The film concerns Joe (expertly played by Joseph Gordon-Levitt, who has phenomenal taste in film projects), a Looper himself, and what happens when his last target is Old Joe (Bruce Willis, in an equally well acted performance). Across the board the acting is strong, including Jeff Daniels and Emily Blunt in key roles.
Spoiler territory after the following screen shot, so you should stop reading here if you haven't yet seen it. Images are all from the trailer, which you should also avoid. I've pretty much stopped watching trailers for films altogether, and I've been happy with the results so far. It's nice to be surprised by a movie you're watching.
Go see it, be pleasantly surprised.
- Spoiler Territory -
One nice surprise about Looper is that not only is it a well-constructed time travel science fiction story, but as it progresses it actually incorporates many other science fiction conceits: dystopian class warfare, future drug culture, and, grandly, mutant telekinesis. This last conceit usually pulls me out of a story (the idea is too magical or cheesy-superheroic for my tastes), but here it's weaved in a seamless and initially understated manner.
One aspect I especially liked in retrospect is that all of the characters in the story are potential deadly threats to the other characters. Yes, even this guy. Off hand I can't think of another story where this is the case.
In a nod to a now-classic time travel movie, Old Joe at one story turn essentially becomes The Terminator, looking to assassinate specific children to prevent what they become in the future. The difference is that Old Joe is a human being with a heart and a conscience, so it plays out much differently.

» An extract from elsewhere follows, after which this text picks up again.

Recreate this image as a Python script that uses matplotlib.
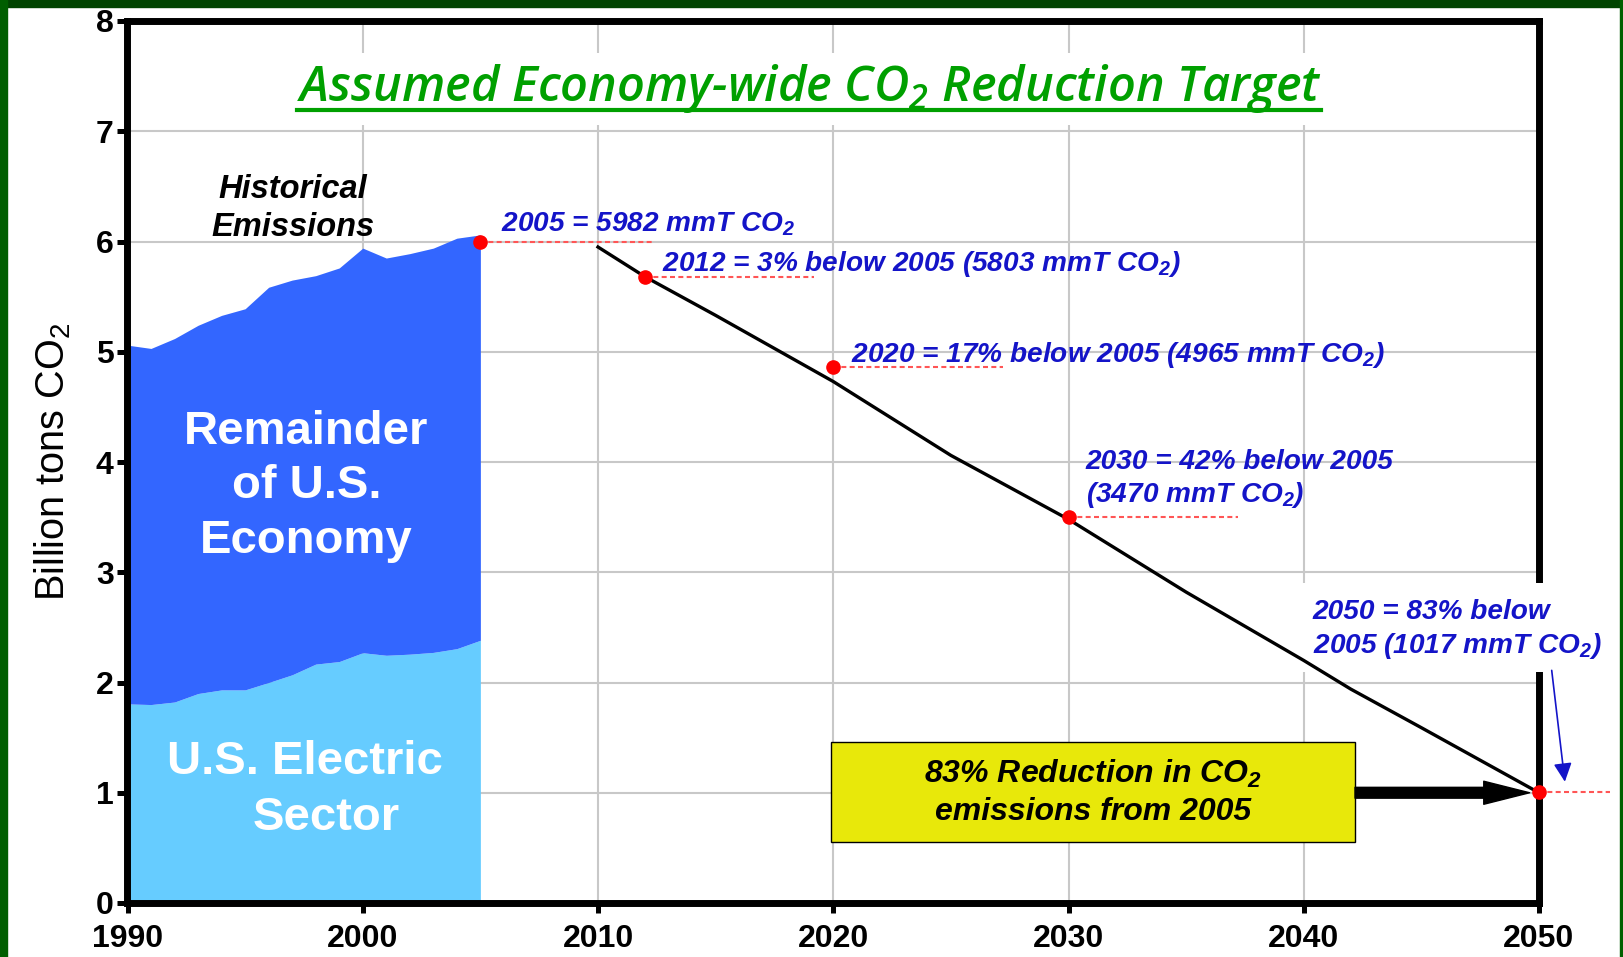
import matplotlib
matplotlib.use('Agg')
import matplotlib.pyplot as plt
from matplotlib.patches import Rectangle
from matplotlib.lines import Line2D

plt.rcParams['mathtext.default'] = 'regular'
plt.rcParams['font.family'] = ['Liberation Sans', 'DejaVu Sans']

# ---------------- data ----------------
hist_years = list(range(1990, 2006))
hist_total = [5.06, 5.03, 5.12, 5.24, 5.33, 5.39, 5.585, 5.65, 5.69, 5.76,
              5.94, 5.85, 5.89, 5.94, 6.03, 6.06]
hist_electric = [1.806, 1.80, 1.823, 1.90, 1.933, 1.933, 2.00, 2.07, 2.167, 2.19,
                 2.27, 2.247, 2.257, 2.273, 2.307, 2.383]

target_years = [2010, 2012, 2015, 2020, 2025, 2030, 2035, 2040, 2042, 2045, 2050]
target_vals = [5.95, 5.68, 5.33, 4.73, 4.06, 3.48, 2.82, 2.20, 1.94, 1.59, 1.00]

milestone_years = [2005, 2012, 2020, 2030, 2050]
milestone_vals = [6.00, 5.675, 4.865, 3.50, 1.004]
milestone_dash_end = [2012.3, 2019.2, 2027.2, 2037.2, 2053.0]

milestone_labels = [
    ['2005 = 5982 mmT CO$_2$'],
    ['2012 = 3% below 2005 (5803 mmT CO$_2$)'],
    ['2020 = 17% below 2005 (4965 mmT CO$_2$)'],
    ['2030 = 42% below 2005', '(3470 mmT CO$_2$)'],
    ['2050 = 83% below', '2005 (1017 mmT CO$_2$)'],
]
# label anchor (left, first-line baseline) in data units
label_x = [2005.86, 2012.72, 2020.75, 2030.74, 2040.39]
label_y = [6.09, 5.735, 4.91, 3.94, 2.576]
label_line_step = 0.306

x_ticks = [1990, 2000, 2010, 2020, 2030, 2040, 2050]
y_ticks = [0, 1, 2, 3, 4, 5, 6, 7, 8]

title_text = 'Assumed Economy-wide CO$_2$ Reduction Target'
ylabel_text = 'Billion tons CO$_2$'
box_lines = ['83% Reduction in CO$_2$', 'emissions from 2005']

# ---------------- figure ----------------
W, H = 1623, 957
fig = plt.figure(figsize=(W / 100, H / 100), dpi=100, facecolor='white')

# dark green frame
fig.patches.append(Rectangle((0, 1 - 7 / H), 1, 7 / H, transform=fig.transFigure,
                             color='#004400', zorder=0))
fig.patches.append(Rectangle((0, 0), 7 / W, 1, transform=fig.transFigure,
                             color='#005e00', zorder=0))
fig.patches.append(Rectangle((1 - 3 / W, 0), 3 / W, 1, transform=fig.transFigure,
                             color='#006000', zorder=0))

ax = fig.add_axes([127.5 / W, 1 - 903 / H, (1539 - 127.5) / W, (903 - 21) / H])
ax.set_xlim(1990, 2050)
ax.set_ylim(0, 8)

for s in ax.spines.values():
    s.set_linewidth(5)
    s.set_color('black')

ax.set_axisbelow(True)
ax.grid(True, color='#C8C8C8', lw=1.5)

ax.set_xticks(x_ticks)
ax.set_xticklabels([str(v) for v in x_ticks], fontweight='bold', fontsize=23)
ax.set_yticks(y_ticks)
ax.set_yticklabels([str(v) for v in y_ticks], fontweight='bold', fontsize=23)
ax.tick_params(axis='both', direction='out', length=7, width=3.6, color='black')
ax.tick_params(axis='x', pad=8)
ax.tick_params(axis='y', pad=3)

ax.set_ylabel(ylabel_text, fontsize=28.5)
ax.yaxis.set_label_coords(-0.0385, 0.5)

# historical stacked areas
ax.fill_between(hist_years, 0, hist_electric, color='#66CCFF', lw=0, zorder=1)
ax.fill_between(hist_years, hist_electric, hist_total, color='#3366FF', lw=0, zorder=1)

ax.text(1997.6, 3.78, 'Remainder\nof U.S.\nEconomy', ha='center', va='center',
        fontsize=34, fontweight='bold', color='white', linespacing=1.31, zorder=3)
ax.text(1997.55, 1.28, 'U.S. Electric', ha='center', va='center',
        fontsize=34, fontweight='bold', color='white', zorder=3)
ax.text(1998.44, 0.77, 'Sector', ha='center', va='center',
        fontsize=34, fontweight='bold', color='white', zorder=3)
ax.text(1997.03, 6.47, 'Historical', ha='center', va='center', fontsize=23.5,
        fontweight='bold', style='italic', color='black', zorder=3)
ax.text(1997.03, 6.13, 'Emissions', ha='center', va='center', fontsize=23.5,
        fontweight='bold', style='italic', color='black', zorder=3)

# target line
ax.plot(target_years, target_vals, color='black', lw=2.4, zorder=5)

# dashed leaders and milestone dots
for yr, v, xe in zip(milestone_years, milestone_vals, milestone_dash_end):
    ax.plot([yr, xe], [v, v], color='#FF5555', lw=1.5, dashes=(2.4, 1.6),
            zorder=4, clip_on=False)
ax.plot(milestone_years, milestone_vals, 'o', color='#FF0000', ms=9.5,
        mec='#FF0000', zorder=6, clip_on=False)

# white mask behind 2050 label (breaks grid & right spine)
ax.add_patch(Rectangle((2039.8, 2.095), 13.5, 0.805, facecolor='white',
                       edgecolor='none', zorder=2.7, clip_on=False))

blue = '#1414C8'
for lines, lx, ly in zip(milestone_labels, label_x, label_y):
    for i, ln in enumerate(lines):
        ax.text(lx, ly - i * label_line_step, ln, ha='left', va='baseline',
                fontsize=20.2, fontweight='bold', style='italic', color=blue,
                zorder=7, clip_on=False)

# blue pointer arrow to 2050
ax.annotate('', xy=(2051.1, 1.10), xytext=(2050.54, 2.11),
            arrowprops=dict(arrowstyle='-|>,head_length=0.45,head_width=0.22',
                            color=blue, lw=1.2, mutation_scale=25,
                            shrinkA=0, shrinkB=0),
            annotation_clip=False, zorder=7)

# yellow box
ax.add_patch(Rectangle((2019.9, 0.556), 22.28, 0.907, facecolor='#E8E80A',
                       edgecolor='black', lw=1.0, zorder=6))
ax.text(2031.04, 1.088, box_lines[0], ha='center', va='baseline', fontsize=23,
        fontweight='bold', style='italic', color='black', zorder=7)
ax.text(2031.04, 0.753, box_lines[1], ha='center', va='baseline', fontsize=23,
        fontweight='bold', style='italic', color='black', zorder=7)

# thick black arrow
ax.annotate('', xy=(2049.6, 1.0), xytext=(2042.18, 1.0),
            arrowprops=dict(arrowstyle='simple,head_length=3.3,head_width=1.66,tail_width=0.78',
                            mutation_scale=10, color='black', shrinkA=0, shrinkB=0),
            zorder=6)

# title
t = ax.text(2018.97, 7.27, title_text, ha='center', va='baseline', fontsize=32,
            family=['Open Sans', 'DejaVu Sans'], style='italic', fontweight='semibold',
            color='#00A000', zorder=7,
            bbox=dict(facecolor='white', edgecolor='none', pad=6))
fig.canvas.draw()
r = fig.canvas.get_renderer()
bb = t.get_window_extent(r)
t.set_fontsize(t.get_fontsize() * 1027.0 / bb.width)
fig.canvas.draw()
bb = t.get_window_extent(r)
uy = 1 - 110.0 / H
fig.add_artist(Line2D([bb.x0 / W, bb.x1 / W], [uy, uy], transform=fig.transFigure,
                      color='#00A000', lw=3.0, zorder=10))

fig.savefig('out.png', dpi=100, facecolor='white')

Looper has a terrific ending, with a wonderful closing line. When I manage to find the exact quote, I'll amend this post -- the foggy paraphrased version of it floating around in my head doesn't do it justice, and in the context of the film it's powerful stuff.
One of my favourite films of the year.
EDIT 11/14/2012
I posted the following on a movie website's forum back at the end of September, and wanted to include it here, slightly tweaked:
I think that any time-travel stories that have the time-travelling characters altering their timeline are inherently illogical, so you either accept the impossibility of the conceit to begin with, or you don't.
Timecrimes, The Terminator, and Harry Potter and the Prisoner of Azkaban are films where the timeline isn't altered. Instead, the audience sees how the travel fits into those events that already occurred, but in a way that they weren't initially privy to. Both the travellers and the audience see the previous events from this new perspective.
Terminator 2 alters the timeline, and creates that paradoxical loop of altering it in such a way that prevents it from having been altered in the first place. If the T-800 prevents Skynet from existing, he prevents his own existence, and thus can never come back to prevent Skynet, which in turn allows his existence, which allows him to then come back and prevent Skynet...it's a real 'loop', a little pocket that is like a never-ending binary switch between two outcomes.
Looper's internal rules seem to be that when a timeline is altered you're in a new universe entirely, except that scenario should make it so that base-timeline Old Joe is unaffected by whatever happens to Joe in this new timeline when changes occur. Joe killing himself in the new timeline should have no effect on Old Joe.
But, that's not what happens. Instead we get a strange combination of that and the Terminator 2 paradox: Old Joe could never have come back if he never existed, but if he never comes back he doesn't create the circumstances for Joe to kill himself, so Old Joe exists, and then comes back...creating another never-ending binary switch loop.
Either the time travel actually works like a shift of the travelling character into another universe (which strictly speaking isn't really time travel any more, and is the conceit of Source Code), or it doesn't.
What does it say then that, as is the case with Terminator 2, I cared not at all about this "lapse" in logic, and think that Looper is one of the best films I've seen all year?
Only that I buy into the conceit, illogical as it is, especially with how well the film is made.